NoHo, for North of Houston Street (as contrasted with SoHo, South of Houston) is a neighborhood in the New York City borough of Manhattan, roughly bounded by Houston Street on the south, The Bowery on the east, Astor Place on the north, and Broadway on the west. NoHo is wedged between Greenwich Village, west of Broadway, and the East Village. NoHo is primarily made up of loft apartments, which in turn makes it one of the most expensive and desirable neighborhoods in Manhattan. Its small size and central location also contributes to a high demand, again keeping prices high.

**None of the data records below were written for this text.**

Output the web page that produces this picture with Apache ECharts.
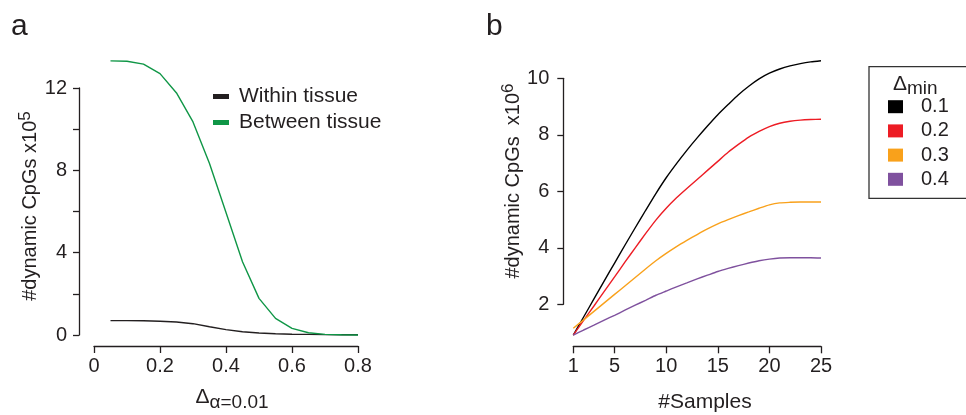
<!DOCTYPE html>
<html>
<head>
<meta charset="utf-8">
<script src="https://cdn.jsdelivr.net/npm/echarts@6/dist/echarts.min.js"></script>
<style>
html,body{margin:0;padding:0;background:#fff;}
#chart{width:966px;height:415px;}
</style>
</head>
<body>
<div id="chart"></div>
<script>
// ---------- Panel a data ----------
const deltaAlpha = [0.05,0.10,0.15,0.20,0.25,0.30,0.35,0.40,0.45,0.50,0.55,0.60,0.65,0.70,0.75,0.80];
const withinTissue  = [0.70,0.70,0.69,0.67,0.63,0.55,0.40,0.26,0.16,0.10,0.06,0.04,0.03,0.02,0.01,0.01];
const betweenTissue = [13.32,13.30,13.16,12.70,11.76,10.35,8.33,5.95,3.56,1.78,0.81,0.32,0.11,0.03,0.01,0.00];
const aXTicks = [0,0.2,0.4,0.6,0.8];
const aXTickLabels = ['0','0.2','0.4','0.6','0.8'];
const aYLabelTicks = [0,4,8,12];

// ---------- Panel b data ----------
const samples = [1,2,3,4,5,6,7,8,9,10,11,12,13,14,15,16,17,18,19,20,21,22,23,24,25];
const dmin01 = [0.91,1.55,2.19,2.83,3.46,4.09,4.71,5.32,5.92,6.48,6.98,7.45,7.89,8.31,8.71,9.07,9.42,9.72,9.98,10.18,10.33,10.44,10.52,10.58,10.62];
const dmin02 = [0.91,1.43,1.94,2.46,2.97,3.49,4.00,4.50,4.98,5.40,5.77,6.10,6.42,6.74,7.06,7.38,7.66,7.92,8.12,8.29,8.41,8.48,8.52,8.54,8.55];
const dmin03 = [1.15,1.45,1.75,2.05,2.35,2.65,2.95,3.25,3.54,3.80,4.04,4.26,4.47,4.67,4.85,5.00,5.14,5.27,5.40,5.52,5.59,5.61,5.62,5.62,5.62];
const dmin04 = [0.91,1.09,1.26,1.44,1.61,1.79,1.97,2.14,2.32,2.47,2.62,2.76,2.90,3.03,3.16,3.27,3.37,3.46,3.54,3.60,3.64,3.65,3.65,3.65,3.64];
const bXTicks = [1,5,10,15,20,25];
const bYTicks = [2,4,6,8,10];
const bNames = ['0.1','0.2','0.3','0.4'];

const FONT = '"Liberation Sans", Arial, Helvetica, sans-serif';
const INK = '#231f20';
const pair = (xs, ys) => xs.map((x, i) => [x, ys[i]]);

const axisCommon = {
  axisLine: {show: true, onZero: false, lineStyle: {color: INK, width: 1.3}},
  axisTick: {show: true, inside: false, length: 7, lineStyle: {color: INK, width: 1.3}},
  splitLine: {show: false},
  axisLabel: {color: INK, fontSize: 20, fontFamily: FONT}
};

const chart = echarts.init(document.getElementById('chart'), null, {renderer: 'canvas'});
chart.setOption({
  animation: false,
  backgroundColor: '#fff',
  textStyle: {fontFamily: FONT},
  grid: [
    {left: 94, top: 88, width: 264, height: 247},
    {left: 573.3, top: 78.3, width: 247.7, height: 226}
  ],
  xAxis: [
    Object.assign({}, axisCommon, {
      type: 'value', gridIndex: 0, min: 0, max: 0.8, interval: 0.2, offset: 11,
      axisLabel: Object.assign({}, axisCommon.axisLabel, {margin: 10,
        formatter: v => { const i = aXTicks.findIndex(t => Math.abs(t - v) < 1e-6); return i >= 0 ? aXTickLabels[i] : ''; }})
    }),
    Object.assign({}, axisCommon, {
      type: 'value', gridIndex: 1, min: 1, max: 25, offset: 42,
      axisTick: Object.assign({}, axisCommon.axisTick, {customValues: bXTicks}),
      axisLabel: Object.assign({}, axisCommon.axisLabel, {margin: 10, customValues: bXTicks})
    })
  ],
  yAxis: [
    Object.assign({}, axisCommon, {
      type: 'value', gridIndex: 0, min: 0, max: 12, interval: 2, offset: 15,
      axisTick: Object.assign({}, axisCommon.axisTick, {length: 6}),
      axisLabel: Object.assign({}, axisCommon.axisLabel, {margin: 12,
        formatter: v => aYLabelTicks.some(t => Math.abs(t - v) < 1e-6) ? String(v) : ''})
    }),
    Object.assign({}, axisCommon, {
      type: 'value', gridIndex: 1, min: 2, max: 10, interval: 2, offset: 10,
      axisTick: Object.assign({}, axisCommon.axisTick, {length: 6}),
      axisLabel: Object.assign({}, axisCommon.axisLabel, {margin: 14,
        formatter: v => bYTicks.includes(v) ? String(v) : ''})
    })
  ],
  legend: [
    {
      data: ['Within tissue', 'Between tissue'],
      orient: 'vertical', left: 209, top: 86, selectedMode: false,
      icon: 'rect', itemWidth: 16, itemHeight: 5, itemGap: 5,
      padding: [0, 0, 0, 4],
      textStyle: {color: INK, fontSize: 21, fontFamily: FONT, lineHeight: 21, padding: [0, 0, 0, 5]}
    },
    {
      data: bNames,
      orient: 'vertical', left: 869, top: 66.7, selectedMode: false,
      icon: 'rect', itemWidth: 15, itemHeight: 13, itemGap: 4.2,
      padding: [30, 60, 9, 19],
      borderColor: '#333', borderWidth: 1.3,
      textStyle: {color: INK, fontSize: 20, fontFamily: FONT, lineHeight: 20, padding: [0, 0, 0, 13]}
    }
  ],
  graphic: [
    {type: 'text', left: 11, top: 12, style: {text: 'a', fontSize: 30, fontFamily: FONT, fill: INK}},
    {type: 'text', left: 486, top: 12, style: {text: 'b', fontSize: 30, fontFamily: FONT, fill: INK}},
    // panel a y-axis name
    {type: 'text', x: 30, y: 206, rotation: Math.PI / 2,
      style: {x: 0, y: 0, align: 'center', verticalAlign: 'middle', fill: INK, fontFamily: FONT,
        text: '{m|#dynamic CpGs x10}{s|5}',
        rich: {m: {fontSize: 20, lineHeight: 26, fontFamily: FONT, fill: INK},
               s: {fontSize: 17, lineHeight: 17, verticalAlign: 'top', fontFamily: FONT, fill: INK}}}},
    // panel a x-axis name
    {type: 'text', x: 232, y: 397,
      style: {x: 0, y: 0, align: 'center', verticalAlign: 'middle', fill: INK, fontFamily: FONT,
        text: '{d|Δ}{s|α=0.01}',
        rich: {d: {fontSize: 21, lineHeight: 30, fontFamily: FONT, fill: INK},
               s: {fontSize: 19, lineHeight: 19, verticalAlign: 'bottom', fontFamily: FONT, fill: INK}}}},
    // panel b y-axis name
    {type: 'text', x: 513, y: 181, rotation: Math.PI / 2,
      style: {x: 0, y: 0, align: 'center', verticalAlign: 'middle', fill: INK, fontFamily: FONT,
        text: '{m|#dynamic CpGs  x10}{s|6}',
        rich: {m: {fontSize: 20, lineHeight: 26, fontFamily: FONT, fill: INK},
               s: {fontSize: 17, lineHeight: 17, verticalAlign: 'top', fontFamily: FONT, fill: INK}}}},
    // panel b x-axis name
    {type: 'text', x: 705, y: 402,
      style: {x: 0, y: 0, align: 'center', verticalAlign: 'middle', text: '#Samples', fontSize: 21, fontFamily: FONT, fill: INK}},
    // panel b legend title
    {type: 'text', x: 893, y: 84,
      style: {x: 0, y: 0, align: 'left', verticalAlign: 'middle', fill: INK, fontFamily: FONT,
        text: '{d|Δ}{s|min}',
        rich: {d: {fontSize: 21, lineHeight: 28, fontFamily: FONT, fill: INK},
               s: {fontSize: 19, lineHeight: 19, verticalAlign: 'bottom', fontFamily: FONT, fill: INK}}}}
  ],
  series: [
    {name: 'Within tissue', type: 'line', xAxisIndex: 0, yAxisIndex: 0, clip: false,
      showSymbol: false, symbol: 'none', color: INK, lineStyle: {color: INK, width: 1.4},
      data: pair(deltaAlpha, withinTissue)},
    {name: 'Between tissue', type: 'line', xAxisIndex: 0, yAxisIndex: 0, clip: false,
      showSymbol: false, symbol: 'none', color: '#0f9646', lineStyle: {color: '#0f9646', width: 1.4},
      data: pair(deltaAlpha, betweenTissue)},
    {name: '0.1', type: 'line', xAxisIndex: 1, yAxisIndex: 1, clip: false, smooth: 0.2,
      showSymbol: false, symbol: 'none', color: '#000000', lineStyle: {color: '#000000', width: 1.4},
      data: pair(samples, dmin01)},
    {name: '0.2', type: 'line', xAxisIndex: 1, yAxisIndex: 1, clip: false, smooth: 0.2,
      showSymbol: false, symbol: 'none', color: '#ed1c24', lineStyle: {color: '#ed1c24', width: 1.4},
      data: pair(samples, dmin02)},
    {name: '0.3', type: 'line', xAxisIndex: 1, yAxisIndex: 1, clip: false, smooth: 0.2,
      showSymbol: false, symbol: 'none', color: '#f9a11b', lineStyle: {color: '#f9a11b', width: 1.4},
      data: pair(samples, dmin03)},
    {name: '0.4', type: 'line', xAxisIndex: 1, yAxisIndex: 1, clip: false, smooth: 0.2,
      showSymbol: false, symbol: 'none', color: '#7f519e', lineStyle: {color: '#7f519e', width: 1.4},
      data: pair(samples, dmin04)}
  ]
});
</script>
</body>
</html>
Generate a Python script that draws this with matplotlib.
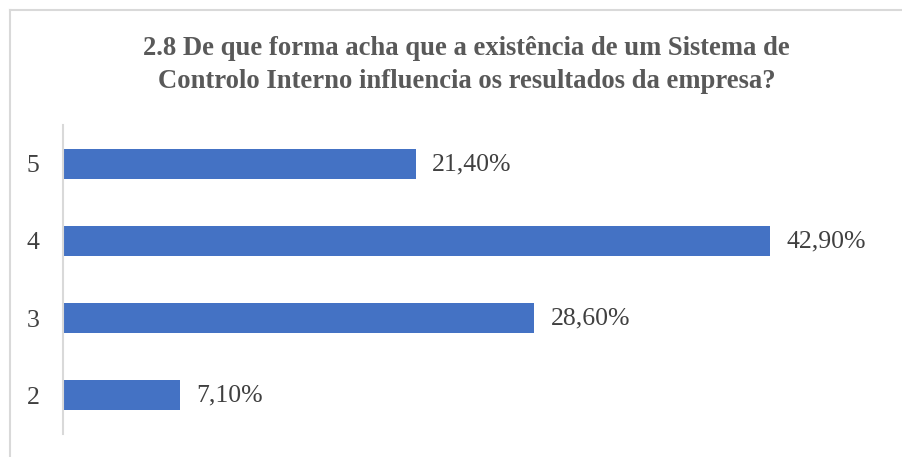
import matplotlib.pyplot as plt
from matplotlib.lines import Line2D

categorias = ['2', '3', '4', '5']
valores = [7.1, 28.6, 42.9, 21.4]
rotulos = ['7,10%', '28,60%', '42,90%', '21,40%']
titulo = '2.8 De que forma acha que a existência de um Sistema de\nControlo Interno influencia os resultados da empresa?'

plt.rcParams['font.family'] = ['Liberation Serif', 'DejaVu Serif']

fig = plt.figure(figsize=(9.02, 4.57), dpi=100)
ax = fig.add_axes([0.0698, 0.0514, 0.9135, 0.674])

pos = [int(c) for c in categorias]
ax.barh(pos, valores, height=0.4, color='#4472C4')
for p, v, r in zip(pos, valores, rotulos):
    ax.text(v + 1.0, p, r, va='center', ha='left', fontsize=18.5, color='#404040')

ax.set_xlim(0, 50)
ax.set_ylim(1.5, 5.5)
ax.set_yticks(pos)
ax.set_yticklabels(categorias, fontsize=18.5, color='#404040')
ax.tick_params(axis='y', length=0, pad=17)
ax.set_xticks([])
for s in ['top', 'right', 'bottom']:
    ax.spines[s].set_visible(False)
ax.spines['left'].set_color('#D9D9D9')
ax.spines['left'].set_linewidth(1.5)

fig.text(0.517, 0.858, titulo, ha='center', va='center', fontsize=19.2,
         fontweight='bold', color='#595959', linespacing=1.4)

# moldura do gráfico
fig.add_artist(Line2D([10/902, 1], [1 - 10/457, 1 - 10/457], color='#D9D9D9', lw=1.5))
fig.add_artist(Line2D([10/902, 10/902], [0, 1 - 10/457], color='#D9D9D9', lw=1.5))

fig.savefig('out.png', dpi=100)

When Lafayette Street was opened in the 1820s, it was one of the most fashionable streets in New York: the only survivor of that era is half of the original Colonnade Row, 1833, perhaps designed by Alexander Jackson Davis for speculative builder Seth Geer. Across from it is The Public Theater. When it was a light manufacturing and warehouse district, Robert Mapplethorpe's loft was in NoHo.
From the New York City Landmarks Preservation Commission designation report:
The NoHo Historic District, which comprises approximately 125 buildings, represents the period of New York City's commercial history from the early 1850s to the 1910s, when this section prospered as one of its major retail and wholesale dry goods centers. Acclaimed architects were commissioned to design ornate store and loft buildings in popular architectural styles, providing a rich fabric against which shoppers promenaded, looked at display windows, and bought goods, and merchants sold products. The district also contains early-nineteenth century houses, nineteenth- and twentieth-century institutional buildings, turn-of-the-century office buildings, as well as modest twentieth-century commercial structures, all of which testify to each successive phase in the development of the historic district. Today, the effect is of powerful and unifying streetscapes of marble, cast-iron, limestone, brick, and terracotta facades.
The NoHo Historic District was designated by the LPC in 1999 and expanded in 2008. Additionally, another district in the neighborhood, the NoHo East Historic District, was created in 2003. All three of these designations came as a result of the organizing and advocacy efforts of numerous local community and preservation groups, including the Greenwich Village Society for Historic Preservation, and together, they form a contiguous area of landmarked buildings over 21 city blocks.
The 2008 extension is bounded on the west by Lafayette Street, on the east by the Bowery, on the north by East Fourth Street and on the south by Bond Street. It includes 56 buildings and a midblock parking lot to the south and east of the existing Noho Historic District. Historically, this area was an enclave for well-to-do families. Most of the buildings in the extension were built between the 1860s and the early 1900s, when the area had become one of the city’s major commercial and manufacturing districts. By the late 1800s, larger commercial lofts became the dominant building type and in the 1950s artists began to move into studio spaces.
Some individual landmarks in the NoHo Historic District include: the Astor Library, the Bayard-Condict Building, the Bouwerie Lane Theater, the DeVinne Press Building, and the Old Merchant's House. Even two subway stations- Astor Place and Bleecker Street are landmarked.